Strong primes

There are a couple different definitions of a strong prime. In number theory, a strong prime is one that is closer to the next prime than to the previous prime. For example, 11 is a strong prime because it is closer to 13 than to 7.

In cryptography, a strong primes are roughly speaking primes whose products are likely to be hard to factor. More specifically, though still not too specific, p is a strong prime if

  1. p is large
  2. p − 1 has a large prime factor q
  3. q − 1 has a large prime factor r
  4. p + 1 has a large prime factor s

The meaning of “large” is not precise, and varies over time. In (1), large means large enough that it is suitable for use in cryptography, such as in RSA encryption. This standard increases over time due to increases in computational power and improvements in factoring technology. The meaning of “large” in (2), (3), and (4) is not precise, but makes sense in relative terms. For example in (2), the smaller the ratio (p − 1)/q the better.

Relation between the definitions

The Wikipedia article on strong primes makes the following claim without any details:

A computationally large safe prime is likely to be a cryptographically strong prime.

I don’t know whether this has been proven, or even if it’s true, but I’d like to explore it empirically. (Update: see the section on safe primes below. I misread “safe” above as “strong.” Just as well: it lead to an interesting investigation.)

We’ll need some way to quantify whether a prime is strong in the cryptographic sense. This has probably been done before, but for my purposes I’ll use the sum of the logarithms of q, r, and s. We should look at these relative to the size of p, but all the p‘s I generate will be roughly the same size.

Python code

I’ll generate 100-bit primes just so my script will run quickly. These primes are too small for use in practice, but hopefully the results here will be representative of larger primes.

    from sympy import nextprime, prevprime, factorint, randprime
    import numpy as np
    
    # largest prime factor
    def lpf(n):
        return max(factorint(n).keys())
    
    def log2(n):
        np.log2(float(n))
    
    num_samples = 100
    data = np.zeros((num_samples, 5))
    
    bitsize = 100
    
    for i in range(num_samples):
        p = randprime(2**bitsize, 2**(bitsize+1))
        data[i,0] = 2*p > nextprime(p) + prevprime(p)
        q = lpf(p-1)
        r = lpf(q-1)
        s = lpf(p+1)
        data[i,1] = log2(q)
        data[i,2] = log2(r)
        data[i,3] = log2(s)
        data[i,4] = log2(q*r*s)      

The columns of our matrix correspond to whether the prime is strong in the number theory sense, the number of bits in qr, and s, and the total bits in the three numbers. (Technically the log base 2 rather than the number of bits.)

Results

There were 75 strong primes and 25 non-strong primes.

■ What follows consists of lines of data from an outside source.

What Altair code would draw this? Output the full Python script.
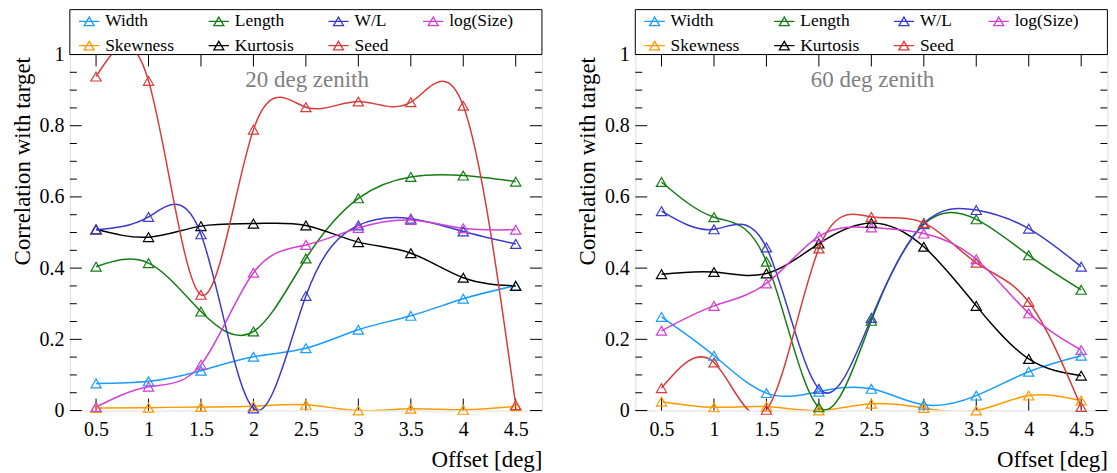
import altair as alt
import pandas as pd

# ---------------- data ----------------
offsets = [0.5, 1.0, 1.5, 2.0, 2.5, 3.0, 3.5, 4.0, 4.5]
# legend is filled column by column (2 rows x 4 columns)
variables = ["Width", "Skewness", "Length", "Kurtosis", "W/L", "Seed", "log(Size)"]
colors = ["#1a9cff", "#ff9a00", "#137d13", "#000000", "#3a3ad0", "#d93a3a", "#d23fd2"]
panel_labels = ["20 deg zenith", "60 deg zenith"]

# 20 deg zenith
width_20 = [0.076, 0.082, 0.112, 0.151, 0.175, 0.227, 0.266, 0.314, 0.351]
length_20 = [0.404, 0.414, 0.278, 0.222, 0.427, 0.596, 0.656, 0.660, 0.643]
wl_20 = [0.508, 0.544, 0.495, 0.006, 0.322, 0.520, 0.539, 0.503, 0.468]
logsize_20 = [0.010, 0.067, 0.129, 0.387, 0.465, 0.513, 0.535, 0.512, 0.508]
skew_20 = [0.007, 0.008, 0.010, 0.012, 0.016, 0.000, 0.005, 0.002, 0.012]
kurt_20 = [0.509, 0.487, 0.518, 0.525, 0.520, 0.473, 0.442, 0.373, 0.350]
seed_20 = [0.938, 0.926, 0.325, 0.789, 0.852, 0.868, 0.866, 0.856, 0.015]

# 60 deg zenith
width_60 = [0.263, 0.154, 0.049, 0.053, 0.061, 0.016, 0.042, 0.109, 0.154]
length_60 = [0.642, 0.543, 0.418, 0.009, 0.252, 0.523, 0.537, 0.436, 0.339]
wl_60 = [0.560, 0.509, 0.458, 0.061, 0.260, 0.525, 0.563, 0.511, 0.404]
logsize_60 = [0.224, 0.294, 0.357, 0.489, 0.514, 0.497, 0.425, 0.273, 0.170]
skew_60 = [0.025, 0.009, 0.011, 0.000, 0.019, 0.007, 0.000, 0.042, 0.028]
kurt_60 = [0.383, 0.389, 0.385, 0.469, 0.527, 0.460, 0.294, 0.145, 0.098]
seed_60 = [0.063, 0.135, 0.002, 0.455, 0.544, 0.527, 0.415, 0.305, 0.010]

# axis ticks
x_ticks = offsets
y_major = [0.0, 0.2, 0.4, 0.6, 0.8, 1.0]
y_minor = [0.05, 0.10, 0.15, 0.25, 0.30, 0.35, 0.45, 0.50, 0.55,
           0.65, 0.70, 0.75, 0.85, 0.90, 0.95]

W = 473.4
H = 357
FONT = "'Liberation Serif', 'Times New Roman', Times, serif"

sets = [
    {"Width": width_20, "Length": length_20, "W/L": wl_20, "log(Size)": logsize_20,
     "Skewness": skew_20, "Kurtosis": kurt_20, "Seed": seed_20},
    {"Width": width_60, "Length": length_60, "W/L": wl_60, "log(Size)": logsize_60,
     "Skewness": skew_60, "Kurtosis": kurt_60, "Seed": seed_60},
]

legend_symbol = "M-1,0H1M0,-0.42L0.49,0.42L-0.49,0.42Z"


def panel(values, label):
    rows = []
    for name in variables:
        for x, v in zip(offsets, values[name]):
            rows.append({"offset": x, "value": v, "var": name})
    df = pd.DataFrame(rows)

    xscale = alt.Scale(domain=[0.25, 4.75], nice=False, zero=False)
    yscale = alt.Scale(domain=[0, 1], nice=False, zero=False)
    X = alt.X("offset:Q", scale=xscale,
              axis=alt.Axis(values=offsets, format="~g", ticks=False, tickSize=0,
                            domain=False, grid=False, labelFontSize=20,
                            labelPadding=9, labelFont=FONT, labelColor="black",
                            title="Offset [deg]", titleFont=FONT, titleFontSize=23,
                            titleFontWeight="normal", titleColor="black",
                            titleX=W, titleY=56, titleAlign="right",
                            titleBaseline="alphabetic"))
    Y = alt.Y("value:Q", scale=yscale,
              axis=alt.Axis(values=y_major, format="~g", ticks=False, tickSize=0,
                            domain=False, grid=False, labelFontSize=20,
                            labelPadding=6, labelFont=FONT, labelColor="black",
                            title="Correlation with target", titleFont=FONT,
                            titleFontSize=23, titleFontWeight="normal",
                            titleColor="black", titleAngle=270, titleX=-47.5,
                            titleY=2, titleAlign="right", titleBaseline="middle"))
    legend = alt.Legend(orient="none", legendX=8.4, legendY=-44.5, columns=4,
                        columnPadding=31, rowPadding=4.6, symbolType=legend_symbol,
                        symbolSize=416, symbolStrokeWidth=1.3,
                        symbolFillColor="transparent", labelFont=FONT,
                        labelFontSize=17.5, labelOffset=5, labelColor="black",
                        title=None, padding=0, symbolLimit=0)
    color = alt.Color("var:N", scale=alt.Scale(domain=variables, range=colors),
                      legend=legend, sort=variables)

    box = alt.Chart(pd.DataFrame({"a": [0]})).mark_rect(
        fill="white", stroke="black", strokeWidth=1, clip=False
    ).encode(x=alt.value(0), x2=alt.value(W), y=alt.value(-45), y2=alt.value(0))

    dfx = pd.DataFrame({"offset": x_ticks})
    dfy = pd.DataFrame({"value": y_major})
    dfym = pd.DataFrame({"value": y_minor})
    rk = dict(color="black", strokeWidth=1)
    t_bot = alt.Chart(dfx).mark_rule(**rk).encode(x=X, y=alt.value(H), y2=alt.value(H - 12))
    t_top = alt.Chart(dfx).mark_rule(**rk).encode(x=X, y=alt.value(0), y2=alt.value(12))
    t_l = alt.Chart(dfy).mark_rule(**rk).encode(y=Y, x=alt.value(0), x2=alt.value(12))
    t_r = alt.Chart(dfy).mark_rule(**rk).encode(y=Y, x=alt.value(W), x2=alt.value(W - 12))
    t_lm = alt.Chart(dfym).mark_rule(**rk).encode(y=Y, x=alt.value(0), x2=alt.value(7))
    t_rm = alt.Chart(dfym).mark_rule(**rk).encode(y=Y, x=alt.value(W), x2=alt.value(W - 7))

    base = alt.Chart(df)
    lines = base.mark_line(interpolate="natural", strokeWidth=1.5, clip=True).encode(
        x=X, y=Y, color=color, detail="var:N")
    points = base.mark_point(shape="triangle-up", size=105, filled=False,
                             strokeWidth=1.2, clip=False, opacity=1).encode(
        x=X, y=Y, color=color)

    txt = alt.Chart(pd.DataFrame({"label": [label]})).mark_text(
        font=FONT, fontSize=23, color="#808080", align="left", baseline="alphabetic"
    ).encode(text="label:N", x=alt.value(176), y=alt.value(33))

    return alt.layer(box, t_bot, t_top, t_l, t_r, t_lm, t_rm, lines, points, txt).properties(
        width=W, height=H)


chart = alt.hconcat(
    panel(sets[0], panel_labels[0]), panel(sets[1], panel_labels[1]), spacing=33
).resolve_legend(color="independent").properties(
    padding={"left": 3, "top": 0, "right": 0, "bottom": 0}
).configure_view(stroke="black", strokeWidth=1).configure(font=FONT)

chart.save("out.html", embed_options={"renderer": "svg", "actions": False})
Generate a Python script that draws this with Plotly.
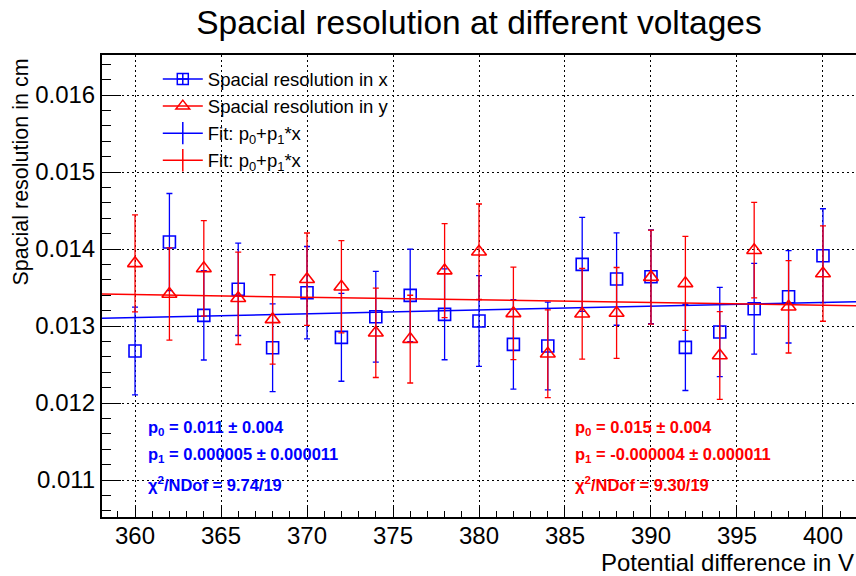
import plotly.graph_objects as go

# ---- data ----
voltage = [360, 362, 364, 366, 368, 370, 372, 374, 376, 378, 380,
           382, 384, 386, 388, 390, 392, 394, 396, 398, 400]

res_x = [0.012675, 0.014091, 0.013139, 0.013477, 0.012719, 0.013433, 0.012853,
         0.013121, 0.013398, 0.013152, 0.013065, 0.012762, 0.012740, 0.013801,
         0.013610, 0.013640, 0.012723, 0.012922, 0.013225, 0.013380, 0.013913]
err_x = [0.00057, 0.00063, 0.00058, 0.00060, 0.00057, 0.00060, 0.00057,
         0.00059, 0.00060, 0.00059, 0.00059, 0.00058, 0.00057, 0.00061,
         0.00060, 0.00061, 0.00056, 0.00058, 0.00059, 0.00060, 0.00061]

res_y = [0.013814, 0.013416, 0.013749, 0.013360, 0.013086, 0.013608, 0.013510,
         0.012912, 0.012830, 0.013720, 0.013965, 0.013165, 0.012640, 0.013160,
         0.013170, 0.013635, 0.013554, 0.012617, 0.013985, 0.013250, 0.013682]
err_y = [0.00063, 0.00060, 0.00062, 0.00060, 0.00058, 0.00060, 0.00060,
         0.00058, 0.00057, 0.00061, 0.00062, 0.00060, 0.00057, 0.00059,
         0.00059, 0.00061, 0.00061, 0.00057, 0.00062, 0.00060, 0.00062]

# fit parameters (linear fit p0 + p1*x) as drawn
fit_x_p0, fit_x_p1 = 0.011335, 4.93e-6
fit_y_p0, fit_y_p1 = 0.014647, -3.44e-6

x_range = [358.08, 401.92]
y_range = [0.01052, 0.01652]

stats_x = ["p<sub>0</sub> = 0.011 ± 0.004",
           "p<sub>1</sub> = 0.000005 ± 0.000011",
           "χ<sup>2</sup>/NDof = 9.74/19"]
stats_y = ["p<sub>0</sub> = 0.015 ± 0.004",
           "p<sub>1</sub> = -0.000004 ± 0.000011",
           "χ<sup>2</sup>/NDof = 9.30/19"]

BLUE = "#0000ff"
RED = "#ff0000"
FONT = "Liberation Sans, Arial, Helvetica, sans-serif"

fig = go.Figure()

def fit_line(p0, p1):
    xs = [x_range[0], x_range[1]]
    return xs, [p0 + p1 * v for v in xs]

# blue data + fit
fig.add_trace(go.Scatter(
    x=voltage, y=res_x, mode="markers", showlegend=False,
    marker=dict(symbol="square-open", size=12, color=BLUE, line=dict(width=1.6, color=BLUE)),
    error_y=dict(type="data", array=err_x, visible=True, color=BLUE, thickness=1.3, width=3),
))
fx, fy = fit_line(fit_x_p0, fit_x_p1)
fig.add_trace(go.Scatter(x=fx, y=fy, mode="lines", showlegend=False,
                         line=dict(color=BLUE, width=1.5)))

# red data + fit
fig.add_trace(go.Scatter(
    x=voltage, y=res_y, mode="markers", showlegend=False,
    marker=dict(symbol="triangle-up-open", size=13, color=RED, line=dict(width=1.6, color=RED)),
    error_y=dict(type="data", array=err_y, visible=True, color=RED, thickness=1.3, width=3),
))
fx, fy = fit_line(fit_y_p0, fit_y_p1)
fig.add_trace(go.Scatter(x=fx, y=fy, mode="lines", showlegend=False,
                         line=dict(color=RED, width=1.5)))

# legend entries
fig.add_trace(go.Scatter(x=[None], y=[None], mode="lines+markers",
                         name="Spacial resolution in x",
                         marker=dict(symbol="square-cross-open", size=11, color=BLUE, line=dict(width=1.5, color=BLUE)),
                         line=dict(color=BLUE, width=1.5)))
fig.add_trace(go.Scatter(x=[None], y=[None], mode="lines+markers",
                         name="Spacial resolution in y",
                         marker=dict(symbol="triangle-up-open", size=12, color=RED, line=dict(width=1.5, color=RED)),
                         line=dict(color=RED, width=1.5)))
fig.add_trace(go.Scatter(x=[None], y=[None], mode="lines+markers",
                         name="Fit: p<sub>0</sub>+p<sub>1</sub>*x",
                         marker=dict(symbol="line-ns-open", size=16, color=BLUE, line=dict(width=1.5, color=BLUE)),
                         line=dict(color=BLUE, width=1.5)))
fig.add_trace(go.Scatter(x=[None], y=[None], mode="lines+markers",
                         name="Fit: p<sub>0</sub>+p<sub>1</sub>*x",
                         marker=dict(symbol="line-ns-open", size=16, color=RED, line=dict(width=1.5, color=RED)),
                         line=dict(color=RED, width=1.5)))

ann = []
ys = [0.193, 0.135, 0.071]
for i, t in enumerate(stats_x):
    ann.append(dict(text="<b>" + t + "</b>", xref="paper", yref="paper", x=0.059, y=ys[i],
                    xanchor="left", yanchor="middle", showarrow=False,
                    font=dict(family=FONT, size=16.5, color=BLUE)))
for i, t in enumerate(stats_y):
    ann.append(dict(text="<b>" + t + "</b>", xref="paper", yref="paper", x=0.6245, y=ys[i],
                    xanchor="left", yanchor="middle", showarrow=False,
                    font=dict(family=FONT, size=16.5, color=RED)))
# axis titles (ROOT style: right-aligned)
ann.append(dict(text="Potential difference in V", xref="paper", yref="paper", x=1.0, y=0,
                xanchor="right", yanchor="top", yshift=-30, showarrow=False,
                font=dict(family=FONT, size=24, color="black")))
ann.append(dict(text="Spacial resolution in cm", xref="paper", yref="paper", x=0, y=1,
                xanchor="right", yanchor="top", xshift=-68, yshift=-2, textangle=-90,
                showarrow=False, font=dict(family=FONT, size=21.5, color="black")))

fig.update_layout(
    width=856, height=576,
    margin=dict(l=102, r=0, t=55, b=59),
    paper_bgcolor="white", plot_bgcolor="white",
    font=dict(family=FONT, color="black"),
    title=dict(text="Spacial resolution at different voltages", x=0.5, xref="paper",
               y=0.962, yanchor="middle", font=dict(family=FONT, size=33.5, color="black")),
    showlegend=True,
    legend=dict(x=0.074, y=0.988, xanchor="left", yanchor="top",
                bgcolor="rgba(255,255,255,0)", borderwidth=0,
                font=dict(family=FONT, size=18.5, color="black"),
                itemwidth=40, tracegroupgap=0),
    annotations=ann,
    xaxis=dict(range=x_range, tickmode="linear", tick0=360, dtick=5,
               ticks="inside", ticklen=12, tickwidth=1.2, tickcolor="black",
               showline=True, linecolor="black", linewidth=2, mirror=True,
               showgrid=True, gridcolor="black", gridwidth=1, griddash="2px,3px",
               zeroline=False, ticklabelstandoff=-4,
               tickfont=dict(family=FONT, size=24, color="black"),
               minor=dict(ticks="inside", ticklen=6, dtick=1, tickcolor="black", tickwidth=1, showgrid=False)),
    yaxis=dict(range=y_range, tickmode="linear", tick0=0, dtick=0.001, tickformat=".3f",
               ticks="inside", ticklen=19, tickwidth=1.2, tickcolor="black",
               showline=True, linecolor="black", linewidth=2, mirror=False,
               showgrid=True, gridcolor="black", gridwidth=1, griddash="2px,3px",
               zeroline=False,
               tickfont=dict(family=FONT, size=24, color="black"),
               minor=dict(ticks="inside", ticklen=9, dtick=0.0002, tickcolor="black", tickwidth=1, showgrid=False)),
)

fig.write_html("out.html")
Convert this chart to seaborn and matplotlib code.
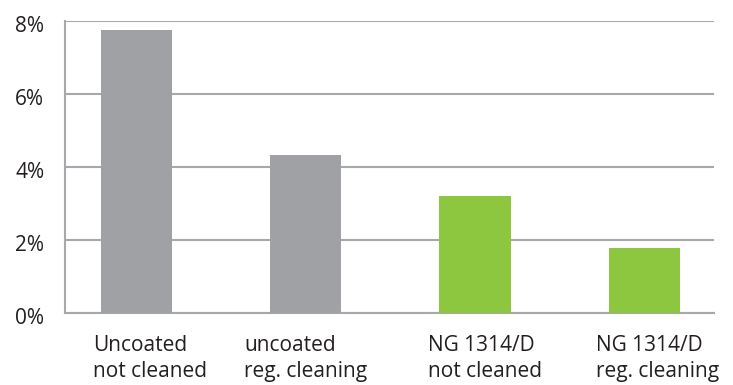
import matplotlib
matplotlib.use("Agg")
import matplotlib.pyplot as plt
import matplotlib.transforms as mtransforms
import seaborn as sns
import pandas as pd
from matplotlib.ticker import FuncFormatter

categories = ["Uncoated\nnot cleaned", "uncoated\nreg. cleaning",
              "NG 1314/D\nnot cleaned", "NG 1314/D\nreg. cleaning"]
values = [7.75, 4.33, 3.2, 1.79]
bar_colors = ["#a0a1a5", "#a0a1a5", "#8dc63f", "#8dc63f"]
y_ticks = [0, 2, 4, 6, 8]
label_shift_px = [-43.5, -61.5, -47.5, -48.5]

sns.set_theme(style="white")
plt.rcParams['font.family'] = ['Open Sans', 'DejaVu Sans']

df = pd.DataFrame({"cat": categories, "val": values})

fig = plt.figure(figsize=(7.33, 3.85), dpi=100)
ax = fig.add_axes([65/733, 1-313/385, (714-65)/733, (313-21)/385])

sns.barplot(data=df, x="cat", y="val", hue="cat", palette=bar_colors,
            legend=False, width=0.42, ax=ax, saturation=1, zorder=3,
            linewidth=0, edgecolor="none")

ax.set_xlim(-0.42, 3.41)
ax.set_ylim(0, 8)
ax.set_yticks(y_ticks)
ax.yaxis.set_major_formatter(FuncFormatter(lambda v, p: f"{v:.0f}%"))
ax.set_xlabel("")
ax.set_ylabel("")

ax.grid(axis="y", color="#a7a8ab", linewidth=1.5, zorder=0)
ax.set_axisbelow(True)
for s in ["top", "right"]:
    ax.spines[s].set_visible(False)
ax.spines["left"].set_color("#a7a8ab")
ax.spines["left"].set_linewidth(1.5)
ax.spines["bottom"].set_color("#a7a8ab")
ax.spines["bottom"].set_linewidth(1.5)

ax.tick_params(axis="both", length=0, labelsize=15, colors="#231f20")
ax.tick_params(axis="y", pad=15)
ax.tick_params(axis="x", pad=16)
for lbl, dx in zip(ax.get_xticklabels(), label_shift_px):
    lbl.set_linespacing(1.3)
    lbl.set_horizontalalignment("left")
    lbl.set_multialignment("left")
    lbl.set_transform(lbl.get_transform() +
                      mtransforms.ScaledTranslation(dx / 100, 0, fig.dpi_scale_trans))
for lbl in ax.get_yticklabels():
    lbl.set_transform(lbl.get_transform() +
                      mtransforms.ScaledTranslation(0, -3 / 100, fig.dpi_scale_trans))

fig.savefig("out.png", dpi=100)
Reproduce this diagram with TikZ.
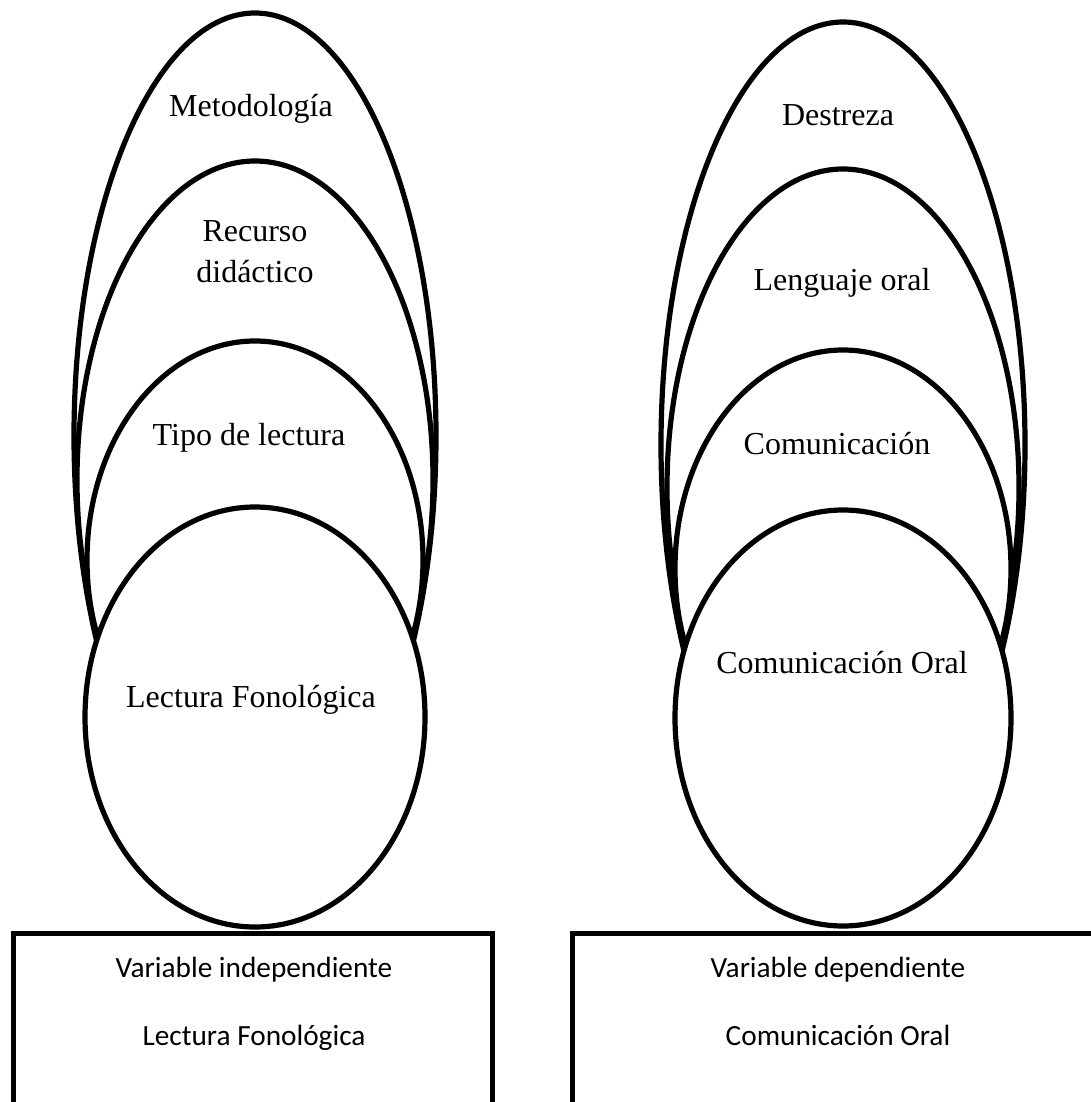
\documentclass[tikz,border=0pt]{standalone}
\usepackage{fontspec}
\setmainfont{Liberation Serif}
\newfontfamily\calibri{Carlito}

\begin{document}
\begin{tikzpicture}[x=1pt, y=-1pt,
    capa/.style={draw, line width=5.2pt, fill=white},
    caja/.style={draw, line width=5pt, line join=miter},
    etiqueta/.style={font=\fontsize{32}{41}\selectfont, inner sep=0pt, anchor=base},
    textocaja/.style={font=\calibri\fontsize{29.3}{36}\selectfont, inner sep=0pt, anchor=base}]
    \pgfmathsetmacro{\cxI}{255}     % centro grupo izquierdo
    \pgfmathsetmacro{\cxD}{843}     % centro grupo derecho
    \pgfmathsetmacro{\ytop}{933}    % borde superior de las cajas

    \useasboundingbox (0,0) rectangle (1091,1102);
    \clip (0,0) rectangle (1091,1102);

    % Elipses, de atras hacia adelante
    \foreach \cy/\rx/\ry in {436/181/423, 480/178/319, 560/168/219, 717/170/210}{
        \draw[capa] (\cxI,\cy) ellipse [x radius=\rx, y radius=\ry];
    }
    \foreach \cy/\rx/\ry in {445/182/423, 488/176/319, 569/168/219, 718/168/208}{
        \draw[capa] (\cxD,\cy) ellipse [x radius=\rx, y radius=\ry];
    }

    % Textos de las elipses
    \node[etiqueta] (metodologia) at (251,117) {Metodología};
    \node[etiqueta, anchor=center, align=center] (recurso) at (255,252) {Recurso\\didáctico};
    \node[etiqueta] (tipo) at (249,445) {Tipo de lectura};
    \node[etiqueta] (lecturaF) at (251,707) {Lectura Fonológica};

    \node[etiqueta] (destreza) at (838,126) {Destreza};
    \node[etiqueta] (lenguaje) at (842,290) {Lenguaje oral};
    \node[etiqueta] (comunicacion) at (837,454) {Comunicación};
    \node[etiqueta] (comOral) at (842,673) {Comunicación Oral};

    % Cajas de las variables (abiertas por abajo)
    \draw[caja] (13,1120) -- (13,\ytop) -- (492,\ytop) -- (492,1120);
    \draw[caja] (572,1120) -- (572,\ytop) -- (1110,\ytop);

    \node[textocaja] (varInd) at (254,977) {Variable independiente};
    \node[textocaja] (lecturaCaja) at (254,1045) {Lectura Fonológica};
    \node[textocaja] (varDep) at (838,977) {Variable dependiente};
    \node[textocaja] (comCaja) at (838,1045) {Comunicación Oral};
\end{tikzpicture}
\end{document}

Here were the averages:

    |-----+--------+------------|
    |     | strong | not strong |
    |-----+--------+------------|
    | q   |   63.6 |       58.8 |
    | r   |   41.2 |       37.0 |
    | s   |   66.3 |       64.3 |
    | sum |  171.0 |      160.1 |
    |-----+--------+------------|

The numbers are consistently higher for strong primes. However, the differences are small relative to the standard deviations of the values. Here are the standard deviations:

    |-----+--------+------------|
    |     | strong | not strong |
    |-----+--------+------------|
    | q   |   20.7 |       15.6 |
    | r   |   19.8 |       12.3 |
    | s   |   18.7 |       19.9 |
    | sum |   30.8 |       41.9 |
    |-----+--------+------------|

Safe primes

I realized after publishing this post that the Wikipedia quote didn’t say what I thought it did. It said that safe primes are likely to be cryptographically strong primes. I misread that as strong primes. But the investigation above remains valid. It shows weak evidence that strong primes in the number theoretical sense are also strong primes in the cryptographic sense.

Note that safe does not imply strong; it only implies the second criterion in the definition of strong. Also, strong does not imply safe.

To test empirically whether safe primes are likely to be cryptographically strong, I modified my code to generate safe primes and compute the strength as before, the sum of the logs base 2 of qr, and s. We should expect the strength to be larger since the largest factor of p will always be as large as possible, (p − 1)/2. But there’s no obvious reason why r or s should be large.

For 100-bit safe primes, I got an average strength of 225.4 with standard deviation 22.8, much larger than in my first experiment, and with less variance.